When asked how much he had lost as a result of the flood, he estimated an average of N60m. “This has cost me so much, where do I start? In terms of structural damage, we will be looking at around N30m; I had to reconstruct that fence thrice before I gave up, what of the structures inside, everything has been destroyed, the chicken pen has been taken over by mud and silt, I do not have fishes in all the ponds again, everything has been washed away, the cows are all gone because of too much water.

A fish pond taken over by flood.

“Then, if I talk in terms of revenue I have lost in six months, what we would have made from the sale of hen, fishes and other income will averagely be another N30m. how do I meet up, where do I make back that kind of money. Yet, this is not over, so it is impossible to start afresh when the problem still exists,” Revd. Fajinmi explained.

He, however, did not just fold his arms too, he made efforts to contact the construction company in a bid to rescue his business from collapse but nothing came out of his efforts. He said, “I tried to speak with the company constructing the track without success. I even had to employ the services of an attorney but the Chinese firm said it is not their responsibility. So we are just here, suffering unduly for something that could be avoided with good planning.”

Nigerian Tribune tried to speak with workers on the rail construction site but no one except the menial labourers, was willing to talk. And though they agreed that they could see the harm done by water running into the community, they are not in the position to say anything or take any decision because, “a contractor brought us here to work. If they don’t see us tomorrow, no one cares, they will only call the contractor to supply others,” one of them said.

Another farm worker identified as Yakub called on government to wade in and take care of its people because “it is the responsibility of government to protect its people if the construction company is doing something wrong. Can the Chinese people do that in their country? The government should not allow them destroy our lives because they are working for government.”

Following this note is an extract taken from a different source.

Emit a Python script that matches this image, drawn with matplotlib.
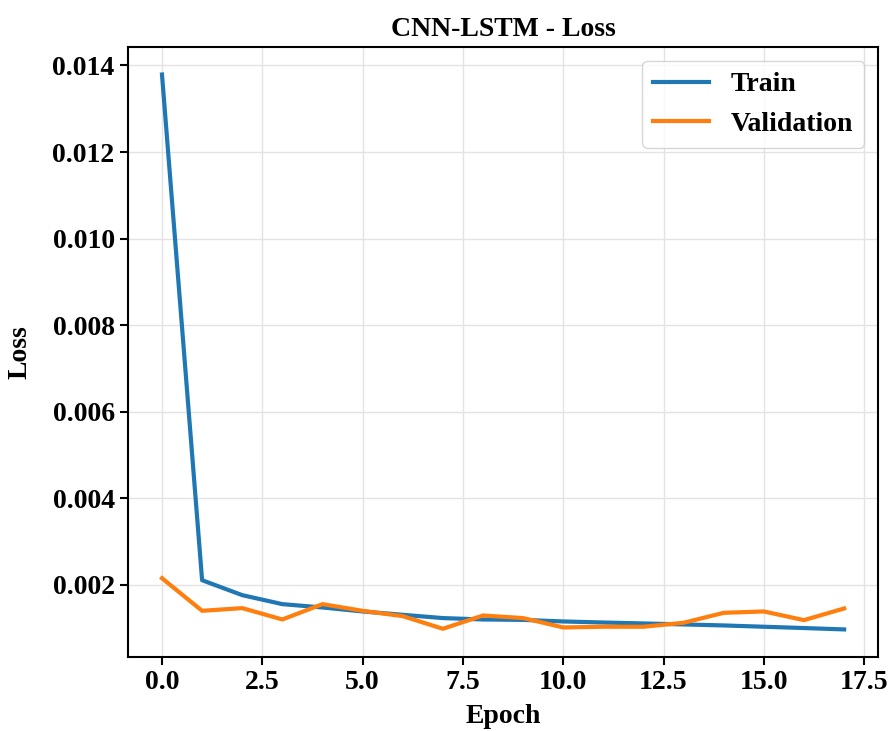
import numpy as np
import matplotlib.pyplot as plt

plt.rcParams['font.family'] = ['Liberation Serif', 'DejaVu Serif']
plt.rcParams['font.weight'] = 'bold'

# per-epoch loss history
epochs = np.arange(18)
train_loss = [0.01379, 0.002107, 0.001762, 0.001554, 0.001477, 0.001385,
              0.001308, 0.001232, 0.001200, 0.001190, 0.001154, 0.001130,
              0.001108, 0.001085, 0.001062, 0.001032, 0.001002, 0.000970]
val_loss = [0.002153, 0.001400, 0.001462, 0.001200, 0.001554, 0.001400,
            0.001277, 0.000985, 0.001292, 0.001232, 0.001016, 0.001032,
            0.001032, 0.001124, 0.001354, 0.001385, 0.001185, 0.001454]

fig = plt.figure(figsize=(8.88, 7.31), dpi=100)
ax = fig.add_axes([0.144, 0.101, 0.845, 0.835])

ax.plot(epochs, train_loss, color='#1f77b4', lw=3, label='Train')
ax.plot(epochs, val_loss, color='#ff7f0e', lw=3, label='Validation')

ax.set_title('CNN-LSTM - Loss', fontsize=20, fontweight='bold', pad=8)
ax.set_xlabel('Epoch', fontsize=20, fontweight='bold', labelpad=6)
ax.set_ylabel('Loss', fontsize=20, fontweight='bold', labelpad=14)
ax.tick_params(labelsize=20, width=1.5, length=6)
for lbl in ax.get_xticklabels() + ax.get_yticklabels():
    lbl.set_fontweight('bold')
for sp in ax.spines.values():
    sp.set_linewidth(1.5)

ax.grid(True, color='#e3e3e3', lw=1)
ax.legend(loc='upper right', fontsize=20, prop={'weight': 'bold', 'size': 20})

fig.savefig('out.png', dpi=100)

Nigerian Tribune got the views of the spokesman, Western District of the Nigerian Railway Corporation (NRC), Mr. Callistus Unyimadu, who explained that until the China Civil Engineering Construction Corporation (CCECC) hands over the project to the NRC, there is little or nothing the corporation can do.

He acknowledged the fact that the construction works have affected some communities in Ogun and Oyo States but advised affected communities to approach state offices of the CCECC to express their grievances as the project is still under the control of the CCECC.

“They are yet to finish construction works and until they finish construction works and hands over to NRC, the corporation cannot do anything about affected communities,” Unyimadu stated.

However, all efforts to get any representative to speak on the issue on behalf of the CCECC in Ibadan was unfruitful.